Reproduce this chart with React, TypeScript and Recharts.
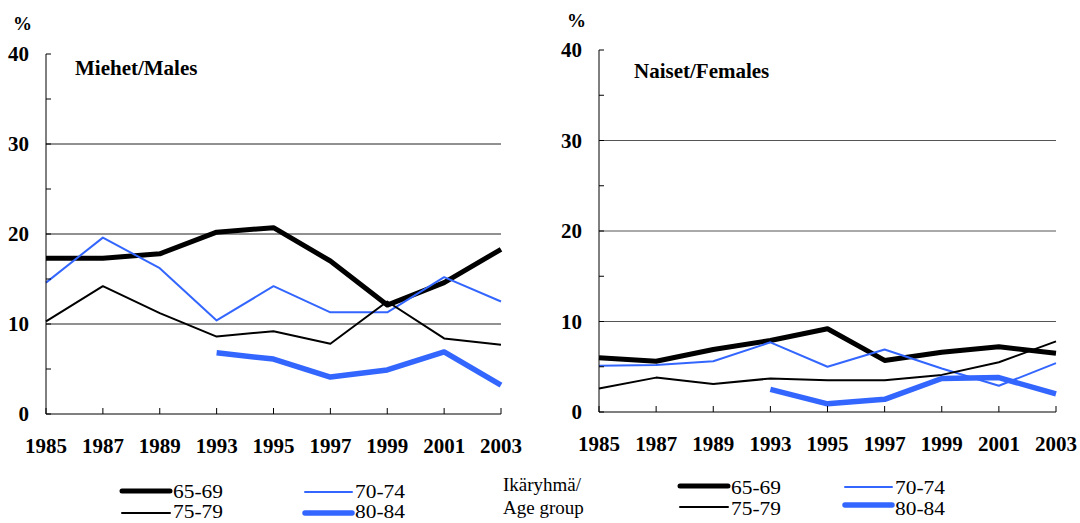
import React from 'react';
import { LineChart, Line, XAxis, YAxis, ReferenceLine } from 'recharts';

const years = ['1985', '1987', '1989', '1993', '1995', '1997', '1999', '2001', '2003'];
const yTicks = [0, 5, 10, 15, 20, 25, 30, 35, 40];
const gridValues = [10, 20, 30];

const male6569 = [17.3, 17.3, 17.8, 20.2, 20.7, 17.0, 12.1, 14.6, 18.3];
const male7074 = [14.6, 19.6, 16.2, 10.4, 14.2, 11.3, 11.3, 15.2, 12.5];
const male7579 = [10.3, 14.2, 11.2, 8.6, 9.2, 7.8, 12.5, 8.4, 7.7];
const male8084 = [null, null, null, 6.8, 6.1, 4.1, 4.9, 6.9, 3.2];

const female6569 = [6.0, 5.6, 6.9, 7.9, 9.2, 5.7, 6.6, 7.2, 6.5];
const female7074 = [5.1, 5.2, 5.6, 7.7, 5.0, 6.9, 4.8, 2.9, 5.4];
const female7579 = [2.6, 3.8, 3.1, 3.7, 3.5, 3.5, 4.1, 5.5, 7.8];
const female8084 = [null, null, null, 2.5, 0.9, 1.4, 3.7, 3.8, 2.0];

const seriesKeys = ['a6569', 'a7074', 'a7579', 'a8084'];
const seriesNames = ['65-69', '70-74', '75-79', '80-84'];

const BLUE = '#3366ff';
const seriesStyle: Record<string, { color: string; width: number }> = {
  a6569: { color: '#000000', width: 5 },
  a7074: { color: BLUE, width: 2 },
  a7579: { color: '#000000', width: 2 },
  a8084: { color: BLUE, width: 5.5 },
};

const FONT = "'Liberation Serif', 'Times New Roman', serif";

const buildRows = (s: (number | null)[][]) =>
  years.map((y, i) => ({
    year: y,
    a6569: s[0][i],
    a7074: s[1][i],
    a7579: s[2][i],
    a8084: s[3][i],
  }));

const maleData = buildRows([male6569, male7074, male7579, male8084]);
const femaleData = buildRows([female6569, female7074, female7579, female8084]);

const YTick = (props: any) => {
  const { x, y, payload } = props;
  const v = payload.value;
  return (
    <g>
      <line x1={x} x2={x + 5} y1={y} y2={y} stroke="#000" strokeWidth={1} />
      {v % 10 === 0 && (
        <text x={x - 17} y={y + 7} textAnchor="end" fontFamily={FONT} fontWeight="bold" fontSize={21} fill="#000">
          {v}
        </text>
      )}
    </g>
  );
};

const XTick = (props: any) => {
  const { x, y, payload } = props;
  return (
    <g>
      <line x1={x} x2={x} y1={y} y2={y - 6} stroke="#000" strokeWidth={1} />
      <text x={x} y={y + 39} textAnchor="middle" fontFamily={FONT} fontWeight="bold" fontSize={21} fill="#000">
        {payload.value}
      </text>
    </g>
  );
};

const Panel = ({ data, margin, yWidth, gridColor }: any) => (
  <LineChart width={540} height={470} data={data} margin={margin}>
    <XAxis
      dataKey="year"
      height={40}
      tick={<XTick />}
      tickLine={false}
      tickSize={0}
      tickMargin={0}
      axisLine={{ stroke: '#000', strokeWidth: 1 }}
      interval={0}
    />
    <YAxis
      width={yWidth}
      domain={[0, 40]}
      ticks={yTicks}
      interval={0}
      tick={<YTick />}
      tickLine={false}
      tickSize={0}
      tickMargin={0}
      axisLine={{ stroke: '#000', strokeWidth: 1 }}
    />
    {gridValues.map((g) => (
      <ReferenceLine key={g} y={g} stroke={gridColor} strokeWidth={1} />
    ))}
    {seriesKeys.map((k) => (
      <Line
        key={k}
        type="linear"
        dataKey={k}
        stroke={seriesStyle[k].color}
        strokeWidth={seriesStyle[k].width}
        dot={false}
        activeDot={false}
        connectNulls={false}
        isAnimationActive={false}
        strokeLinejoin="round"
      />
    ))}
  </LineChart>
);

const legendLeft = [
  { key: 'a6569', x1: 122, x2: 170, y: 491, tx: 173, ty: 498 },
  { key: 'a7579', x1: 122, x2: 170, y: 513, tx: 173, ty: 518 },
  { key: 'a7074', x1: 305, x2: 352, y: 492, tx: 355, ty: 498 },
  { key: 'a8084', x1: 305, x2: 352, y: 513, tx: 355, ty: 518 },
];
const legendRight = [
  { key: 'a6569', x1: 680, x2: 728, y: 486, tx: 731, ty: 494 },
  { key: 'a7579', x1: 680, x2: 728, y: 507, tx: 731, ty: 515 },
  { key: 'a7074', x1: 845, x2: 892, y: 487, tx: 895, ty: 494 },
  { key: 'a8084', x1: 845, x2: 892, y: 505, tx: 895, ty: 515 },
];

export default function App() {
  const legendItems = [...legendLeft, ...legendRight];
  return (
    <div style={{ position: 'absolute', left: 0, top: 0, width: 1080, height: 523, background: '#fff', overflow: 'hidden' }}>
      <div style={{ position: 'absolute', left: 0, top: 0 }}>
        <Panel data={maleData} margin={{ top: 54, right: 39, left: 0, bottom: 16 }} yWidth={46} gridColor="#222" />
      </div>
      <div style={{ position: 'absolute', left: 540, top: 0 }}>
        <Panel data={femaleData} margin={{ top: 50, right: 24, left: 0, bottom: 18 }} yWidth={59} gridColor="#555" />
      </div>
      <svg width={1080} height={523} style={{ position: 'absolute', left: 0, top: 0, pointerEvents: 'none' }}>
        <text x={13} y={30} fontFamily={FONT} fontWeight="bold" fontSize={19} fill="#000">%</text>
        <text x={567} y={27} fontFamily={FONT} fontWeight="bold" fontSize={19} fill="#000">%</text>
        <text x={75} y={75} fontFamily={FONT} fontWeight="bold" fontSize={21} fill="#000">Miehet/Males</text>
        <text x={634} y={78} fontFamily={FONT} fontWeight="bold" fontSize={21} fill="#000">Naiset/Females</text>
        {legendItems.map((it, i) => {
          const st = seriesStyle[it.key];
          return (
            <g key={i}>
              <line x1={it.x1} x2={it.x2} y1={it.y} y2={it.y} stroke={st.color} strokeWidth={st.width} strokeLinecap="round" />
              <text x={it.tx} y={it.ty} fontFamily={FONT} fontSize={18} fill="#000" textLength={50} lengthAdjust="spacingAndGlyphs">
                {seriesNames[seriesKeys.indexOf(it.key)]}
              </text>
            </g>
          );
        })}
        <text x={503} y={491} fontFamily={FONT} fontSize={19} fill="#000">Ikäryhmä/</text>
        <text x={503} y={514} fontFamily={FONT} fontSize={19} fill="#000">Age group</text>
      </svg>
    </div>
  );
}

☆ ☆ ☆

Work to complete: Your task is to restate word for word the lines from the top of the data to the line containing "female7074, female7579, female8084]);", both ends included, with every picture left out.

Final result:
Reproduce this chart with React, TypeScript and Recharts.
import React from 'react';
import { LineChart, Line, XAxis, YAxis, ReferenceLine } from 'recharts';

const years = ['1985', '1987', '1989', '1993', '1995', '1997', '1999', '2001', '2003'];
const yTicks = [0, 5, 10, 15, 20, 25, 30, 35, 40];
const gridValues = [10, 20, 30];

const male6569 = [17.3, 17.3, 17.8, 20.2, 20.7, 17.0, 12.1, 14.6, 18.3];
const male7074 = [14.6, 19.6, 16.2, 10.4, 14.2, 11.3, 11.3, 15.2, 12.5];
const male7579 = [10.3, 14.2, 11.2, 8.6, 9.2, 7.8, 12.5, 8.4, 7.7];
const male8084 = [null, null, null, 6.8, 6.1, 4.1, 4.9, 6.9, 3.2];

const female6569 = [6.0, 5.6, 6.9, 7.9, 9.2, 5.7, 6.6, 7.2, 6.5];
const female7074 = [5.1, 5.2, 5.6, 7.7, 5.0, 6.9, 4.8, 2.9, 5.4];
const female7579 = [2.6, 3.8, 3.1, 3.7, 3.5, 3.5, 4.1, 5.5, 7.8];
const female8084 = [null, null, null, 2.5, 0.9, 1.4, 3.7, 3.8, 2.0];

const seriesKeys = ['a6569', 'a7074', 'a7579', 'a8084'];
const seriesNames = ['65-69', '70-74', '75-79', '80-84'];

const BLUE = '#3366ff';
const seriesStyle: Record<string, { color: string; width: number }> = {
  a6569: { color: '#000000', width: 5 },
  a7074: { color: BLUE, width: 2 },
  a7579: { color: '#000000', width: 2 },
  a8084: { color: BLUE, width: 5.5 },
};

const FONT = "'Liberation Serif', 'Times New Roman', serif";

const buildRows = (s: (number | null)[][]) =>
  years.map((y, i) => ({
    year: y,
    a6569: s[0][i],
    a7074: s[1][i],
    a7579: s[2][i],
    a8084: s[3][i],
  }));

const maleData = buildRows([male6569, male7074, male7579, male8084]);
const femaleData = buildRows([female6569, female7074, female7579, female8084]);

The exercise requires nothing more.